Focus - Moving Waves

If there was a time and a place when progressive rock was at it peak, it would probably have been in England from 1968 through 1972. Those were the years when bands like Pink Floyd, Emerson, Lake and Palmer and Yes sold millions of records and filled thousands of stadium seats.

Shortly before prog-rock’s demise, around 1971, an eccentric, classically-trained organist and flautist from the Netherlands named Thijs van Leer recorded this, his second album with a quartet he formed called Focus. Unlike their first album, which went largely unnoticed, Moving Waves was a huge hit for the band, propelled to #8 on the Billboard album chart behind a shortened version of a song called Hocus Pocus.

Underscored by a melange of flute riffs, accordions, guitars, nonsensical Dutch lyrics and not a little baying and yodeling, Hocus Pocus was one of the weirdest songs to ever hit the American Top 40 this side of Dr. Demento. Most people who have any history of listening to rock music known the song, even if they don’t know the title.

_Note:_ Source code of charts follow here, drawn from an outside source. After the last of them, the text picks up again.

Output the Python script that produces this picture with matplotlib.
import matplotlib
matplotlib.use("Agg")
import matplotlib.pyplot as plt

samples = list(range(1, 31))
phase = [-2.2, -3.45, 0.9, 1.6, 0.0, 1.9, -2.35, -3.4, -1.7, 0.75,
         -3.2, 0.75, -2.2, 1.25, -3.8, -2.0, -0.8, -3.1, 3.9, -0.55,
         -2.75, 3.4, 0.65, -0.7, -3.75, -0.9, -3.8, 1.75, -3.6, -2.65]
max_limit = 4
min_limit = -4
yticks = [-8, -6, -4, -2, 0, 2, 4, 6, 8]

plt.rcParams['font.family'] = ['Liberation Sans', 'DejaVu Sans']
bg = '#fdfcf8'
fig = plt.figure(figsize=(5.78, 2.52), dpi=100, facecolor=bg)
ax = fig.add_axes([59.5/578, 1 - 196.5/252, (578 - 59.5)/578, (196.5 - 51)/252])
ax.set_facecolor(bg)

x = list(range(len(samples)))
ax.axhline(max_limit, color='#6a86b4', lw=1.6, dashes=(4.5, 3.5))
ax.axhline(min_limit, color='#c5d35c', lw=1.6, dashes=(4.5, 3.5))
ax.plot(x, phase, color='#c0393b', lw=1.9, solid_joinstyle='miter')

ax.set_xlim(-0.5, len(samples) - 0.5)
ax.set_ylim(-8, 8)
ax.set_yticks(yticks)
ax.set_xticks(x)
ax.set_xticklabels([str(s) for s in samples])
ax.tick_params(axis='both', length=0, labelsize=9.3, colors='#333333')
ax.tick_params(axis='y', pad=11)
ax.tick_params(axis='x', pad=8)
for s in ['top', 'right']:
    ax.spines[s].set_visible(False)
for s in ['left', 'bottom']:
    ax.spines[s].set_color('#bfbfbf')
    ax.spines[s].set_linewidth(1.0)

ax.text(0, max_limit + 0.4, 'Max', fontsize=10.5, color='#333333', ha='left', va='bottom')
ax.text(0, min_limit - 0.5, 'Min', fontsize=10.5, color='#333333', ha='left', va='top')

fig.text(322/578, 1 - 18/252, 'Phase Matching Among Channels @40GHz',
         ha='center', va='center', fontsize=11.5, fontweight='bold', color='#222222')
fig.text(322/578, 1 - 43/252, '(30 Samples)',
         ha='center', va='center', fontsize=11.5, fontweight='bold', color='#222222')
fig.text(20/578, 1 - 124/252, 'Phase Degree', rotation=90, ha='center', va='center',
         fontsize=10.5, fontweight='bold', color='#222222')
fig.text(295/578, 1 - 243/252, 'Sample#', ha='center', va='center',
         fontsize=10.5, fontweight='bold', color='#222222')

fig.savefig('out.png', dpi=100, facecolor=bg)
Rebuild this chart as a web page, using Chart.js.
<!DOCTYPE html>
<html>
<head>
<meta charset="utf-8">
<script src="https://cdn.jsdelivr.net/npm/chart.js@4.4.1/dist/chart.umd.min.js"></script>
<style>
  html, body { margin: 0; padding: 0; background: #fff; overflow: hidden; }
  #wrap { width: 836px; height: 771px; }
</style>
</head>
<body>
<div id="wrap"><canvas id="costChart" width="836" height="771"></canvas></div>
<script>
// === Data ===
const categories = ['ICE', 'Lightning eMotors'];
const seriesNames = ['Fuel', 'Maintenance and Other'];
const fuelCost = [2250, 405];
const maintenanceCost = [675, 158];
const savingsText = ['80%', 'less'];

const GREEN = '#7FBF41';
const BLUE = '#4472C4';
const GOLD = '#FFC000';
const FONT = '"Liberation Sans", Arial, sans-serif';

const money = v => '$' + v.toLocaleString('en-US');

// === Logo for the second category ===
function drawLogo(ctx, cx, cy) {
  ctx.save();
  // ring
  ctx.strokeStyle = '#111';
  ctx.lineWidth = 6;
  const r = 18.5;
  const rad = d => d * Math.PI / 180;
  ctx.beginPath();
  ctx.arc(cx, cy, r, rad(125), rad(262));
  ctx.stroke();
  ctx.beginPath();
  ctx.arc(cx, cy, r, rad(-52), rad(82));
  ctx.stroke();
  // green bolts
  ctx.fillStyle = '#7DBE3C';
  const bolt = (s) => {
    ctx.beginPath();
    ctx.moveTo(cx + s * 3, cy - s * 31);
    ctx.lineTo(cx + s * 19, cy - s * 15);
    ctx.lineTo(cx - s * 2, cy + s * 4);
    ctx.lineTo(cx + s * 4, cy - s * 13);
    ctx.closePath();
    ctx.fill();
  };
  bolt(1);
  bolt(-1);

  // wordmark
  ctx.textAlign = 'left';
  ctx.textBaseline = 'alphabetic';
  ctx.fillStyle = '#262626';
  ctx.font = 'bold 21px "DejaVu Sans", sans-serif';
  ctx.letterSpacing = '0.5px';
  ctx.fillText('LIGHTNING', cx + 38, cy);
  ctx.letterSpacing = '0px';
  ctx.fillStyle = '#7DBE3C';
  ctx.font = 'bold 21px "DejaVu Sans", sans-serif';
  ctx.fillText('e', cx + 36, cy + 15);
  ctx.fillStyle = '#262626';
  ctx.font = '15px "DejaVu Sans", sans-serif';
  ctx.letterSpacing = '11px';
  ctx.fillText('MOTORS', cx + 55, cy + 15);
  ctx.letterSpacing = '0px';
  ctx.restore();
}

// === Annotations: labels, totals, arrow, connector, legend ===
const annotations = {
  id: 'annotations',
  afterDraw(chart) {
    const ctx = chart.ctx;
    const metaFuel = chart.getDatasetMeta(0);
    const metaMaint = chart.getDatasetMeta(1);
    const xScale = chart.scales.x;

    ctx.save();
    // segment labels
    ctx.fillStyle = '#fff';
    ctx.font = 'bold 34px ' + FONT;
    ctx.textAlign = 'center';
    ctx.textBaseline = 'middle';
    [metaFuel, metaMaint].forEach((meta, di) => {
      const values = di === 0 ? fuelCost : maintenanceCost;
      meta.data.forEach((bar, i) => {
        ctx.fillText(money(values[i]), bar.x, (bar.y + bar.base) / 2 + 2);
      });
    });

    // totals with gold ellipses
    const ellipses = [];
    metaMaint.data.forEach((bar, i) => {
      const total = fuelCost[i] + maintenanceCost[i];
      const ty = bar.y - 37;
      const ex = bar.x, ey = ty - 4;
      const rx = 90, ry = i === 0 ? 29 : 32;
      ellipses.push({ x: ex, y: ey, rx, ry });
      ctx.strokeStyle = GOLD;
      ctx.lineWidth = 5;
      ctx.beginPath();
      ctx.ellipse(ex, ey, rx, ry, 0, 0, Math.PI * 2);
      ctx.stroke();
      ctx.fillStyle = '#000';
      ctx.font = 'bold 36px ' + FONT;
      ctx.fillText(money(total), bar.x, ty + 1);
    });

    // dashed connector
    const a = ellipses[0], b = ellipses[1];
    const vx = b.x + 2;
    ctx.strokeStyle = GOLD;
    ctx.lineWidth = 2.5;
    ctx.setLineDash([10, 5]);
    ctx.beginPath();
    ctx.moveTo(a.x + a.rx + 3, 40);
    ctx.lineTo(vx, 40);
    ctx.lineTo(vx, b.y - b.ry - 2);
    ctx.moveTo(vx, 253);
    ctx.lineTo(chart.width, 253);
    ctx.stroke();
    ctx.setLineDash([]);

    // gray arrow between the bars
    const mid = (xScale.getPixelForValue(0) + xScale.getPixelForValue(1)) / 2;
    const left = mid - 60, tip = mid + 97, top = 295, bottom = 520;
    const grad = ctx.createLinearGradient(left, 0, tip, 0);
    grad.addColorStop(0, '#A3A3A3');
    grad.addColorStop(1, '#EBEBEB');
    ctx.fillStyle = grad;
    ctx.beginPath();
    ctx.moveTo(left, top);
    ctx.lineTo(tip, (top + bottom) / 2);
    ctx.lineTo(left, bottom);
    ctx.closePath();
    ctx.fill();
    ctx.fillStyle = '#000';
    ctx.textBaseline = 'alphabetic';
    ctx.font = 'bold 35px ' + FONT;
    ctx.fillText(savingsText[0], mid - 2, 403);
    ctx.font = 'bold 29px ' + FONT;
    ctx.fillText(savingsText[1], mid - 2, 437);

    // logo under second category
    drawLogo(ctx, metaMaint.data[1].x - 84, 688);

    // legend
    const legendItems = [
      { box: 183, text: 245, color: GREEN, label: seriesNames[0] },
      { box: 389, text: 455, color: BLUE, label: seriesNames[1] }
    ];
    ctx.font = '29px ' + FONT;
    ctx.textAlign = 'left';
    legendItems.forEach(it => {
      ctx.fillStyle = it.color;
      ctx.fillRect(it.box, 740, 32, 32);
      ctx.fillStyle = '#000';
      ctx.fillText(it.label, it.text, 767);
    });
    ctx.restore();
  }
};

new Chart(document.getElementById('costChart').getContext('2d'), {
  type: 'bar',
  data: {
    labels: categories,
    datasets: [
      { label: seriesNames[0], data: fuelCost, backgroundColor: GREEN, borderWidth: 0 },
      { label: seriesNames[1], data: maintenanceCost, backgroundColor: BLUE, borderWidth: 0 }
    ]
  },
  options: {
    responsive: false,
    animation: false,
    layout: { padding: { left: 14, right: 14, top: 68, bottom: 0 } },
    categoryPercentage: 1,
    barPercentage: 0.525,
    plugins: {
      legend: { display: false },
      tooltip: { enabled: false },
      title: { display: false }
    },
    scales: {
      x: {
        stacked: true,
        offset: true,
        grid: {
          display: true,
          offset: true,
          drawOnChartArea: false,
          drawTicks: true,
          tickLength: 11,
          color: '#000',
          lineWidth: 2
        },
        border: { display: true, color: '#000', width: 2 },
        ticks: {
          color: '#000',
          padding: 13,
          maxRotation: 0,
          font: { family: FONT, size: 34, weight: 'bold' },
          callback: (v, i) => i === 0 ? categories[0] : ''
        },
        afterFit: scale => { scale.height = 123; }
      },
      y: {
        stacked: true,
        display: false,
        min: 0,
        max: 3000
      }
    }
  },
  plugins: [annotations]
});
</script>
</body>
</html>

But, for people who bought the album on the strength of that one song, what of the rest of Moving Waves? Taken today, the remaining five cuts ranging — from the 2 minute guitar and strings of Le Clochard (”Bread’) to the broad-sweeping 23 minute suite of songs called Eruption — sound distinctly dated and, for the most part, strangely out of sync with Hocus Pocus.

Though Le Clochard is a pretty enough song that predated New Age by at least 10 years, it can’t escape from sounding today like Will Ackerman fronting a primitive synthesizer. Janis, which features van Leer’s flute stands the test of time a bit better, evoking the best of Blood, Sweat and Tears middle-era work. Moving Waves is simply bad poetry atop flourishing piano while Focus II seems like a song without real direction.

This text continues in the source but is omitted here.